The Board of Curators cited her “dangerous conduct” in calling for “some muscle” to move Mark Schierbecker, the student with the camera, out of the public area on campus where the protesters had gathered. Click, who is white, had argued that she was helping to protect the African-American students who had been protesting what they saw as an administration indifferent to racial incidents on campus.

The board, in a 4-2 vote, dismissed Click and sent her a letter on Thursday saying that her “conduct was wrongful, unjustified and not consistent with the expectations for a University faculty member.”

Click, who did not have tenure, is allowed to appeal the decision, but there doesn’t seem to be a lot of room for her to maneuver. She had been suspended with pay in January after the local prosecutor brought assault charges against her for grabbing for the camera Schierbecker was holding. At that point the board brought in a St. Louis law firm to conduct an investigation. The university posted the full report to its website.

The university moved ahead with the investigation even after the city prosecutor deferred prosecution when Click agreed to do 20 hours of community service and obey all laws for one year. And just two weeks ago yet another video emerged. This time is was Click cursing a police officer who tried to get her to move out of the street at a protest during the homecoming parade in October.

In her written response to the report she asserts that the investigation did not adequately capture the mood on campus last fall. “Racial tension was palpable,” she writes.

“It was a fast-paced, challenging scene,” she writes about the parade in her response. “I was worried about the safety of the students in the middle of that angry crowd, and I was concerned that the one officer’s actions were too aggressive with the students.”

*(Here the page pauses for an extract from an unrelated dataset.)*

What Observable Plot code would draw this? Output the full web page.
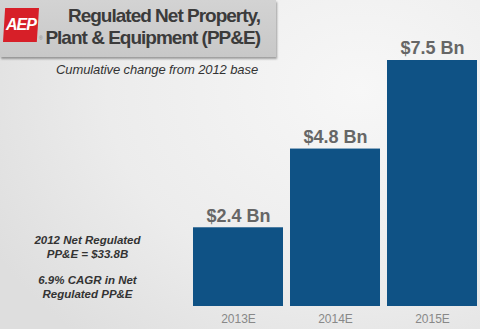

In a scene out of an incredibly solemn version of the homecoming parade in “Animal House,” about a dozen black students affiliated with the group Concerned Student 1950 (that was the year the first black students were admitted to the main campus in Columbia) halted the red convertible carrying Tim Wolfe, then the MU system’s president, and his wife. The protesters linked arms, blocked the intersection and shouted stories of campus racism into a bullhorn for an amazingly long 10 minutes before police arrived. Some parade cars managed to make a detour through a Domino’s Pizza parking lot, but not Wolfe’s convertible.

Click, who had been watching the parade with her family a block away, went to see what was up and wound up linking arms with the students shortly before the police arrived. Body cameras on the police capture her yelling at one officer to “get your f***ing hands off me.”

As tensions escalated over the following month, a student went on a hunger strike and the football team said they would not play unless the administration stepped down. Wolfe resigned on Nov. 9 along with the chancellor. It was the resulting celebration on the public lawn of the public college that Schierbecker and many other journalists had gone to cover.

Republicans in the state legislature had pushed for Click’s dismissal saying she was  guilty of “assaulting and suppressing the First Amendment rights of student journalists.” More than 100 of her fellow professors, on the other hand, had signed a petition saying the university was obligated to defend her constitutional right to “protest.”

In the days before the homecoming parade video and the board of curators’ report were released, Click had engaged a public relations firm to help her polish her image. On Feb. 10, Dr. Click, who specializes in pop culture, gave an interview to NPR radio affiliate KBIA, and taught perhaps her most important lesson: “I think all people can probably identify with making a mistake in their life, and you can only hope that when you make that mistake you are not being recorded.”